The pull was slightly more than an S&P Global Platts' survey of analysts calling for a 105 Bcf withdrawal. It was less than the 152 Bcf pull reported during the corresponding week in 2019 but more than the five-year average draw of 106 Bcf, according to EIA data. Storage volumes now stand 680 Bcf, or 48%, more than the year-ago level of 1.411 Tcf and 176 Bcf, or 9%, more than the five-year average of 1.915 Tcf.
US working gas stocks have reported stronger than average declines for most of February, but warmer temperatures for the last week of month saw residential and commercial demand slashed 7.4 Bcf/d, according to S&P Global Platts Analytics. US-level, population-weighted temperatures increased 3 degrees week over week, led by the Midwest, which gained 8 degrees week over week.
The NYMEX Henry Hub April contract slipped 1 cent to $1.817/MMBtu in trading following the release of the weekly storage report. The entire 12-month contract strip edged lower by about 3 cents this morning to an average $2.13, with much of the sell-off weighted towards the front of the curve. With winter officially in the books and April taking the prompt month position, the next ten months are each priced higher than the one before, which puts the price of gas higher in October than the higher-demand months of July and August.
Platts Analytics' supply and demand model currently expects a 40 Bcf draw compared to the five-year average pull of 99 Bcf for the week ending March 6. This would further expand the storage surplus with only about three more weeks of withdrawals remaining before the flip to net injections.
Balances continue to move wider as the winter season moves toward the exit, making for the second straight week where balances have loosened by upwards of 7 Bcf/d, according to Platts Analytics.
Demand once again took a tumble, averaging 102 Bcf/d this week. Notably, the Northeast and Midwest have not been the largest contributors to the drop, and instead the Southeast and Texas regions are driving significant losses in demand, falling by 2.2 Bcf/d and 1.5 Bcf/d, respectively, on a combination of LNG feedgas losses, joined by lower power and residential and commercial as well. Upstream, supplies have also softened, falling 0.5 Bcf/d compared with the week prior, after a slight increase in LNG sendout was outdone by a more than 0.6 Bcf/d drop in Canadian imports and a 0.1 Bcf/d drop in onshore production.
Barring a surprise cold snap, US working gas in storage looks likely to exit the heating season at roughly 2 Tcf, 300 Bcf more than the five-year average and nearly 900 Bcf more than 2019. Currently, only the Mountain and Pacific regions hold working volumes below the five-year average. However, the Pacific made massive year-over-year gains, as storage stands 74.3% higher than this time last year, due in part to increased optionality at the Aliso Canyon storage field.

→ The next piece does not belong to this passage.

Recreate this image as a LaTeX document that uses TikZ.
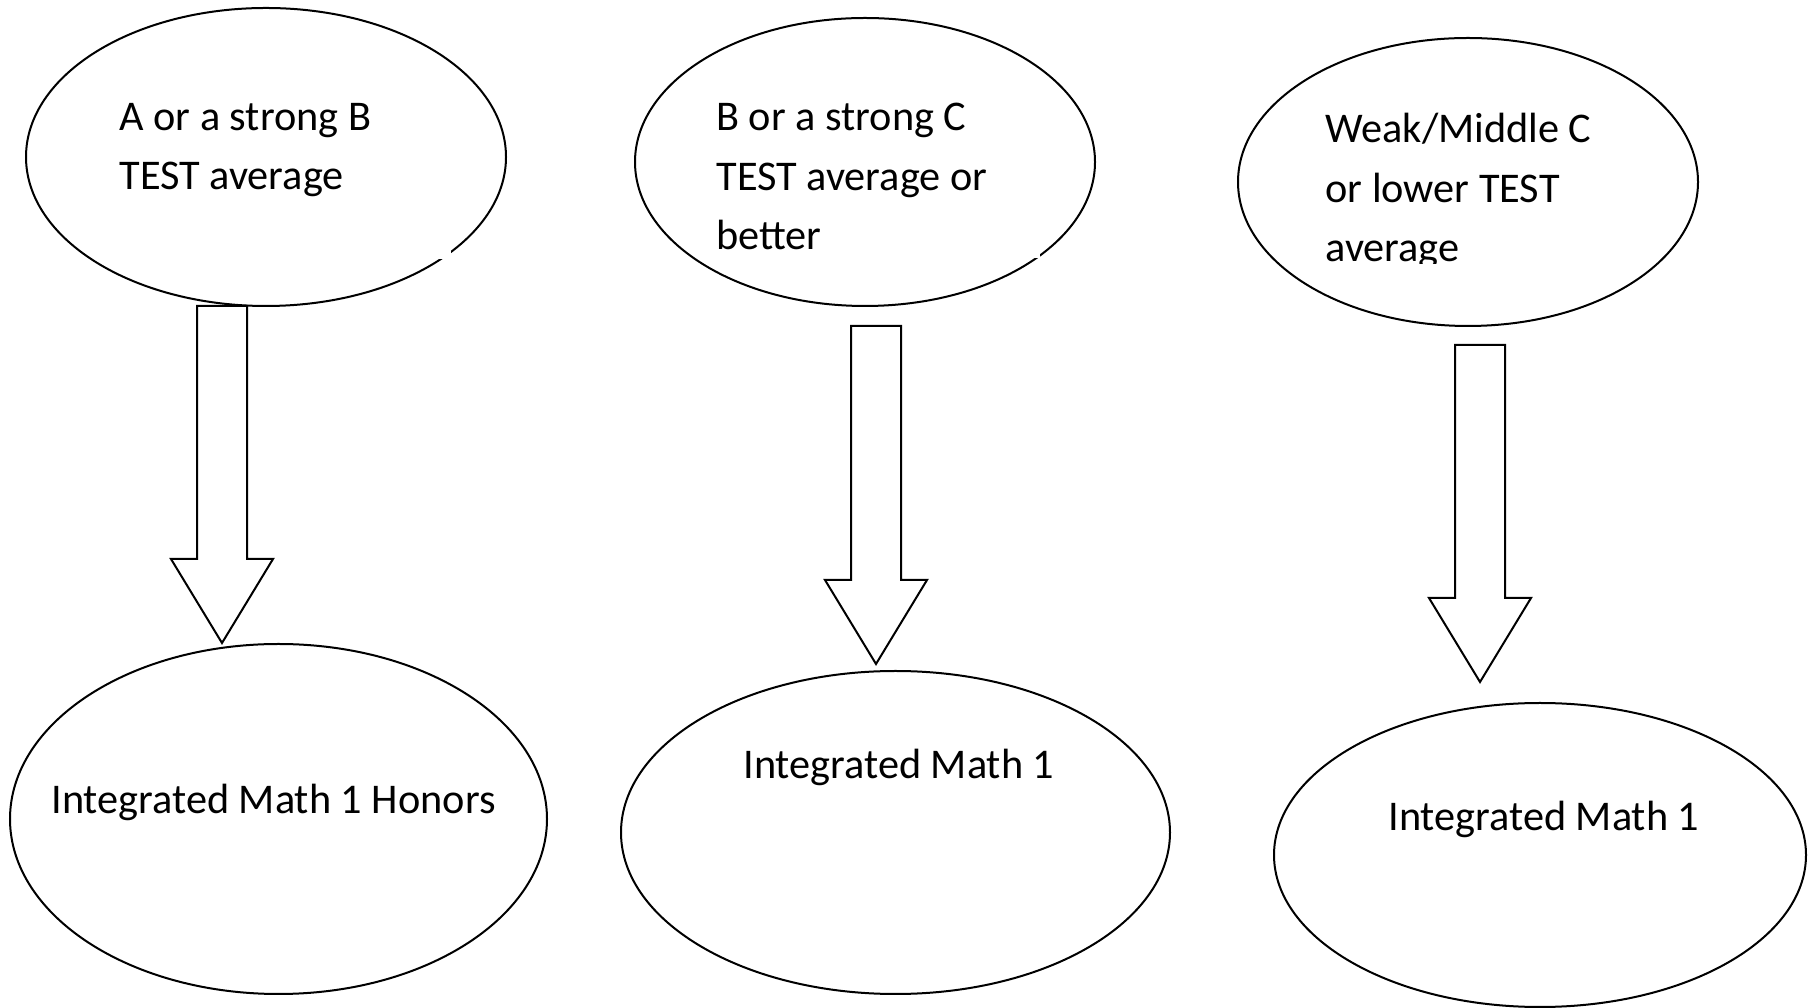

The Midwest region's storage surplus relative to last year's mark hit a winter-to-date high Tuesday as the region looks to finish well above last year. This winter to date, withdrawals have averaged 0.5 Bcf/d below the five-year average, according to Platts Analytics. Should this continue, the excess storage will likely weigh on Chicago's summer basis, which is trading 2 cents above last year's summer strip of minus 24 cents/MMBtu relative to Henry Hub.